Dual role of conditioner CaO in product distributions and sulfur transformation during sewage sludge pyrolysis

Product distributions and sulfur transformation during sewage sludge pyrolysis are essential to subsequent thermal disposal process, both of which are strongly affected by calcium-based compounds. Considering that lime (CaO) is widely applied in sludge conditioning pre-treatment, this study investigated the dual role of conditioner CaO in sludge pyrolysis behavior and sulfur evolution at the temperature range of 873-1273 K. Specific compositions in three phases, such as solid residual, tar and gas, were also determined to further clarify the mechanisms involved. According to the results, conditioner CaO increased the fraction of ash and more stable organics in sludge particles, which contributed to higher yield of char comprising lots of carbon and hydrogen.
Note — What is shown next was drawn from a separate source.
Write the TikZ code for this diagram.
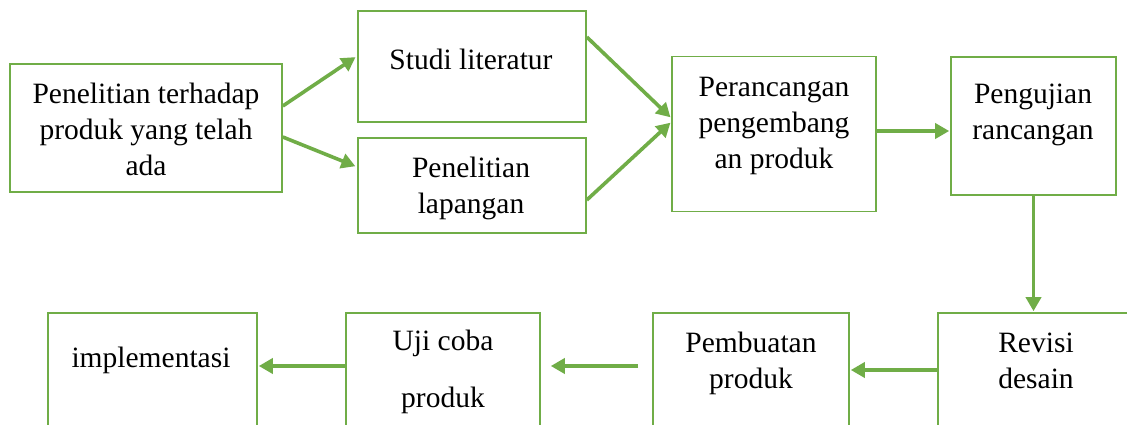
\documentclass[tikz,border=0pt]{standalone}
\usepackage{fontspec}
\setmainfont{Liberation Serif}
\usetikzlibrary{arrows.meta}
\definecolor{grn}{HTML}{70AD47}
\newcommand\mlines[1]{\begin{tabular}[t]{@{}c@{}}#1\end{tabular}}
\tikzset{
  box/.style={draw=grn, line width=1.6pt, rectangle, inner sep=0pt},
  txt/.style={anchor=base, inner sep=0pt, font=\fontsize{29.5}{36}\selectfont},
  arr/.style={draw=grn, line width=3.6pt, -{Triangle[length=14pt,width=15pt]}}
}
\begin{document}
\begin{tikzpicture}[x=1pt,y=-1pt]
\useasboundingbox (0,0) rectangle (1127,425);
\clip (0,0) rectangle (1127,425);
\fill[white] (0,0) rectangle (1127,425);
% boxes
\node[box, minimum width=272pt, minimum height=128pt] (b1) at (146,128) {};
\node[box, minimum width=228pt, minimum height=111pt] (studi) at (472,66.5) {};
\node[box, minimum width=228pt, minimum height=95pt] (lap) at (472,185.5) {};
\node[box, minimum width=204pt, minimum height=155pt] (per) at (774,134) {};
\node[box, minimum width=165pt, minimum height=138pt] (peng) at (1033.5,126) {};
\node[box, minimum width=196pt, minimum height=160pt] (rev) at (1036,393) {};
\node[box, minimum width=196pt, minimum height=160pt] (pemb) at (751,393) {};
\node[box, minimum width=194pt, minimum height=160pt] (uji) at (443,393) {};
\node[box, minimum width=209pt, minimum height=160pt] (impl) at (152.5,393) {};
% texts
\node[txt] (t1) at (146,104) {\mlines{Penelitian terhadap\\produk yang telah\\ada}};
\node[txt] (t2) at (471,70) {Studi literatur};
\node[txt] (t3) at (471,177) {\mlines{Penelitian\\lapangan}};
\node[txt] (t4) at (774,97) {\mlines{Perancangan\\pengembang\\an produk}};
\node[txt] (t5) at (1033,104) {\mlines{Pengujian\\rancangan}};
\node[txt] (t6) at (1036,352) {\mlines{Revisi\\desain}};
\node[txt] (t7) at (751,352) {\mlines{Pembuatan\\produk}};
\node[txt] (t8) at (443,350) {\mlines{Uji coba\\[21pt]produk}};
\node[txt] (t9) at (151,367) {implementasi};
% arrows
\draw[arr, shorten >=2pt] ([yshift=22pt]b1.east) -- ([yshift=10.5pt]studi.west);
\draw[arr, shorten >=2pt] ([yshift=-9pt]b1.east) -- ([yshift=18.5pt]lap.west);
\draw[arr, shorten >=1pt] ([yshift=29.5pt]studi.east) -- ([yshift=16pt]per.west);
\draw[arr, shorten >=1pt] ([yshift=-14.5pt]lap.east) -- ([yshift=12pt]per.west);
\draw[arr, shorten >=1pt] ([yshift=3pt]per.east) -- ([yshift=3pt]per.east -| peng.west);
\draw[arr, shorten >=1pt] (peng.south) -- (peng.south |- rev.north);
\draw[arr, shorten >=1pt] ([yshift=23pt]rev.west) -- ([yshift=23pt]rev.west -| pemb.east);
\draw[arr, shorten <=14pt, shorten >=10pt] ([yshift=27pt]pemb.west) -- ([yshift=27pt]pemb.west -| uji.east);
\draw[arr, shorten >=1pt] ([yshift=27pt]uji.west) -- ([yshift=27pt]uji.west -| impl.east);
\end{tikzpicture}
\end{document}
The ring-opening of aromatic hydrocarbons followed by addition reaction of H2O in solid phase facilitated H2 and CO generation, leaving a large number of COH and CO in char. Meanwhile, conditioner CaO catalyzed tar cracking, further increasing the productions of H2 and CO. More interestingly, residual calcium was still capable of fixing sulfur in solid product. Raw sludge matrix prevented sulfur releasing mainly through cyclization reactions, and the relative ratio of char-S only accounted for less than 50%. Correspondingly, most of SO2, CS2, C2H6S2, H2S, COS, and CH4S were emitted. In contrast, char-S yields reached up to 92.8% mainly through forming thermal stable sulfide and sulfate promoted by conditioner CaO, which drove down the final production of sulfurous gases. These indicate that reusing conditioner CaO is a promising strategy for increasing combustible gases and char yields efficiently and reducing the formation of polluting S-containing gases dramatically.